* [GIVEN INSTRUCTION] Set down, exactly as written, the lines from the top of the data to the line that holds "polar_b_lev = [9.287, 9.393, 9.558, 10.0]", and omit the pictures.

* [COLLECTED DATA]
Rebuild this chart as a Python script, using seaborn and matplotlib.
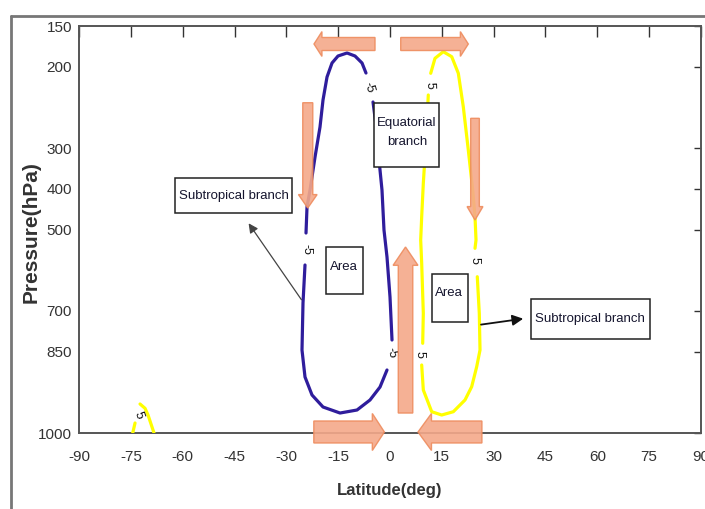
import matplotlib
matplotlib.use('Agg')
import matplotlib.pyplot as plt
import seaborn as sns
import pandas as pd
from matplotlib.patches import FancyArrow, Rectangle
from matplotlib.lines import Line2D

# pressure levels (the y axis is the level index, labelled with selected levels)
levels = [150, 200, 250, 300, 400, 500, 600, 700, 850, 925, 1000]
shown_levels = [150, 200, 300, 400, 500, 700, 850, 1000]
lat_ticks = [-90, -75, -60, -45, -30, -15, 0, 15, 30, 45, 60, 75, 90]

# -5 contour (southern cell), pieces between inline labels
neg_top_lat = [-6.95, -8.10, -10.13, -12.44, -15.05, -16.78, -18.23, -19.39, -20.26, -21.70, -23.15, -24.02, -24.31]
neg_top_lev = [1.155, 0.909, 0.737, 0.663, 0.737, 0.909, 1.253, 1.818, 2.482, 3.219, 4.029, 4.447, 5.086]
neg_bot_lat = [-24.60, -25.18, -25.47, -24.60, -22.57, -19.39, -14.47, -9.55, -5.79, -2.89, -0.87]
neg_bot_lev = [5.872, 6.806, 7.961, 8.624, 9.066, 9.361, 9.509, 9.435, 9.189, 8.870, 8.452]
neg_side_lat = [0.58, 0.0, -0.87, -1.74, -2.32, -3.18, -3.76, -4.92]
neg_side_lev = [7.715, 6.658, 5.676, 5.012, 4.029, 3.292, 2.629, 1.867]

# +5 contour (northern cell)
pos_top_lat = [11.78, 13.02, 15.42, 17.86, 19.77, 21.21, 22.66, 23.93, 24.60, 24.89, 24.60]
pos_top_lev = [1.162, 0.794, 0.631, 0.754, 1.162, 1.983, 3.047, 4.029, 4.686, 5.258, 5.462]
pos_bot_lat = [25.26, 25.84, 26.05, 25.09, 23.64, 21.70, 18.32, 14.96, 12.07, 9.64, 9.17]
pos_bot_lev = [6.160, 7.059, 7.961, 8.371, 8.862, 9.189, 9.477, 9.558, 9.477, 8.943, 8.329]
pos_side_lat = [9.46, 9.64, 9.17, 8.88, 9.17, 9.64, 10.42, 11.08]
pos_side_lev = [7.796, 7.059, 5.831, 5.258, 4.686, 3.865, 2.801, 1.695]

# small +5 contour near the south pole
polar_a_lat = [-74.46, -73.79]
polar_a_lev = [10.0, 9.754]
polar_b_lat = [-72.35, -70.90, -70.03, -68.30]
polar_b_lev = [9.287, 9.393, 9.558, 10.0]

# inline contour labels
clab_txt = ['-5', '-5', '-5', '5', '5', '5', '5']
clab_lat = [-6.08, -24.31, 0.49, 11.37, 24.60, 8.68, -72.84]
clab_lev = [1.499, 5.50, 8.034, 1.450, 5.767, 8.059, 9.558]
clab_rot = [-75, -90, -80, -88, -90, -90, -70]

BLUE = '#2f1d9c'
YELLOW = '#ffff00'
ORANGE = '#f4a98a'
ORANGE_EDGE = '#ee8c5e'

neg_parts = [(neg_top_lat, neg_top_lev), (neg_bot_lat, neg_bot_lev), (neg_side_lat, neg_side_lev)]
pos_parts = [(pos_top_lat, pos_top_lev), (pos_bot_lat, pos_bot_lev), (pos_side_lat, pos_side_lev),
             (polar_a_lat, polar_a_lev), (polar_b_lat, polar_b_lev)]


def parts_frame(parts):
    rows = []
    for i, (la, lv) in enumerate(parts):
        for a, b in zip(la, lv):
            rows.append({'Latitude': a, 'Level': b, 'seg': i})
    return pd.DataFrame(rows)


sns.set_style('white')
plt.rcParams['font.family'] = ['Liberation Sans', 'DejaVu Sans']

fig = plt.figure(figsize=(7.05, 5.09), dpi=100)
ax = fig.add_axes([0.1121, 0.1493, 0.8822, 0.7996])

sns.lineplot(data=parts_frame(neg_parts), x='Latitude', y='Level', units='seg', estimator=None,
             sort=False, color=BLUE, linewidth=2.3, ax=ax, zorder=3)
sns.lineplot(data=parts_frame(pos_parts), x='Latitude', y='Level', units='seg', estimator=None,
             sort=False, color=YELLOW, linewidth=2.3, ax=ax, zorder=3)

for t, a, b, r in zip(clab_txt, clab_lat, clab_lev, clab_rot):
    ax.text(a, b, t, rotation=r, ha='center', va='center', fontsize=9, color='#111111',
            zorder=4)

# circulation arrows
arrow_kw = dict(length_includes_head=True, facecolor=ORANGE, edgecolor=ORANGE_EDGE,
                linewidth=1, alpha=0.9, zorder=5, clip_on=False)
ax.add_patch(FancyArrow(-4.34, 0.442, -17.66, 0, width=0.32, head_width=0.61, head_length=2.3, **arrow_kw))
ax.add_patch(FancyArrow(3.1, 0.442, 19.56, 0, width=0.32, head_width=0.61, head_length=2.3, **arrow_kw))
ax.add_patch(FancyArrow(-23.8, 1.885, 0, 2.587, width=2.9, head_width=5.4, head_length=0.33, **arrow_kw))
ax.add_patch(FancyArrow(24.6, 2.268, 0, 2.499, width=2.5, head_width=4.6, head_length=0.33, **arrow_kw))
ax.add_patch(FancyArrow(4.49, 9.509, 0, -4.079, width=4.2, head_width=7.2, head_length=0.45, **arrow_kw))
ax.add_patch(FancyArrow(-22.05, 9.975, 20.43, 0, width=0.54, head_width=0.91, head_length=3.5, **arrow_kw))
ax.add_patch(FancyArrow(26.6, 9.975, -18.5, 0, width=0.54, head_width=0.91, head_length=3.9, **arrow_kw))

# annotation boxes
box_kw = dict(facecolor='white', edgecolor='#222222', linewidth=1.1, zorder=6)
text_kw = dict(ha='center', va='center', fontsize=9.5, color='#15152e', zorder=7)
ax.add_patch(Rectangle((-62.22, 3.735), 33.86, 0.86, **box_kw))
ax.text(-45.29, 4.165, 'Subtropical branch', **text_kw)
ax.add_patch(Rectangle((-18.52, 5.437), 10.62, 1.148, **box_kw))
ax.text(-13.31, 5.92, 'Area', **text_kw)
ax.add_patch(Rectangle((-4.54, 1.885), 18.81, 1.572, **box_kw))
ax.text(4.86, 2.617, 'Equatorial\nbranch', linespacing=1.8, **text_kw)
ax.add_patch(Rectangle((12.07, 6.10), 10.59, 1.165, **box_kw))
ax.text(17.16, 6.568, 'Area', **text_kw)
ax.add_patch(Rectangle((40.72, 6.708), 34.52, 0.99, **box_kw))
ax.text(57.97, 7.2, 'Subtropical branch', **text_kw)

ax.annotate('', xy=(-41.38, 4.791), xytext=(-25.18, 6.781),
            arrowprops=dict(arrowstyle='-|>', color='#444444', lw=0.9, mutation_scale=14), zorder=6)
ax.annotate('', xy=(39.36, 7.182), xytext=(25.55, 7.346),
            arrowprops=dict(arrowstyle='-|>', color='#111111', lw=1.3, mutation_scale=16), zorder=6)

# axes styling (MATLAB-like box with inward ticks)
ax.set_xlim(-90, 90)
ax.set_ylim(len(levels) - 1, 0)
ax.set_xticks(lat_ticks)
ax.set_xticklabels([str(v) for v in lat_ticks])
ax.set_yticks([levels.index(p) for p in shown_levels])
ax.set_yticklabels([str(p) for p in shown_levels])
ax.tick_params(axis='both', direction='in', top=True, right=True, labelsize=11,
               colors='#333333', labelcolor='#333333')
ax.tick_params(axis='x', length=8, width=1, pad=12)
ax.tick_params(axis='y', length=5, width=1, pad=5)
for s in ax.spines.values():
    s.set_color('#555555')
    s.set_linewidth(1.4)

ax.set_xlabel('Latitude(deg)', fontsize=12, fontweight='bold', color='#333333', labelpad=14)
ax.set_ylabel('Pressure(hPa)', fontsize=15, fontweight='bold', color='#333333')
ax.yaxis.set_label_coords(-0.062, 0.494)

# outer window frame of the screenshot
fig.add_artist(Line2D([11 / 705, 11 / 705], [0, 1 - 16 / 509], transform=fig.transFigure,
                      color='#777777', linewidth=2))
fig.add_artist(Line2D([11 / 705, 1], [1 - 16 / 509, 1 - 16 / 509], transform=fig.transFigure,
                      color='#777777', linewidth=2))

fig.savefig('out.png', dpi=100, facecolor='white')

* [OUTPUT FOR THIS EXERCISE]
Rebuild this chart as a Python script, using seaborn and matplotlib.
import matplotlib
matplotlib.use('Agg')
import matplotlib.pyplot as plt
import seaborn as sns
import pandas as pd
from matplotlib.patches import FancyArrow, Rectangle
from matplotlib.lines import Line2D

# pressure levels (the y axis is the level index, labelled with selected levels)
levels = [150, 200, 250, 300, 400, 500, 600, 700, 850, 925, 1000]
shown_levels = [150, 200, 300, 400, 500, 700, 850, 1000]
lat_ticks = [-90, -75, -60, -45, -30, -15, 0, 15, 30, 45, 60, 75, 90]

# -5 contour (southern cell), pieces between inline labels
neg_top_lat = [-6.95, -8.10, -10.13, -12.44, -15.05, -16.78, -18.23, -19.39, -20.26, -21.70, -23.15, -24.02, -24.31]
neg_top_lev = [1.155, 0.909, 0.737, 0.663, 0.737, 0.909, 1.253, 1.818, 2.482, 3.219, 4.029, 4.447, 5.086]
neg_bot_lat = [-24.60, -25.18, -25.47, -24.60, -22.57, -19.39, -14.47, -9.55, -5.79, -2.89, -0.87]
neg_bot_lev = [5.872, 6.806, 7.961, 8.624, 9.066, 9.361, 9.509, 9.435, 9.189, 8.870, 8.452]
neg_side_lat = [0.58, 0.0, -0.87, -1.74, -2.32, -3.18, -3.76, -4.92]
neg_side_lev = [7.715, 6.658, 5.676, 5.012, 4.029, 3.292, 2.629, 1.867]

# +5 contour (northern cell)
pos_top_lat = [11.78, 13.02, 15.42, 17.86, 19.77, 21.21, 22.66, 23.93, 24.60, 24.89, 24.60]
pos_top_lev = [1.162, 0.794, 0.631, 0.754, 1.162, 1.983, 3.047, 4.029, 4.686, 5.258, 5.462]
pos_bot_lat = [25.26, 25.84, 26.05, 25.09, 23.64, 21.70, 18.32, 14.96, 12.07, 9.64, 9.17]
pos_bot_lev = [6.160, 7.059, 7.961, 8.371, 8.862, 9.189, 9.477, 9.558, 9.477, 8.943, 8.329]
pos_side_lat = [9.46, 9.64, 9.17, 8.88, 9.17, 9.64, 10.42, 11.08]
pos_side_lev = [7.796, 7.059, 5.831, 5.258, 4.686, 3.865, 2.801, 1.695]

# small +5 contour near the south pole
polar_a_lat = [-74.46, -73.79]
polar_a_lev = [10.0, 9.754]
polar_b_lat = [-72.35, -70.90, -70.03, -68.30]
polar_b_lev = [9.287, 9.393, 9.558, 10.0]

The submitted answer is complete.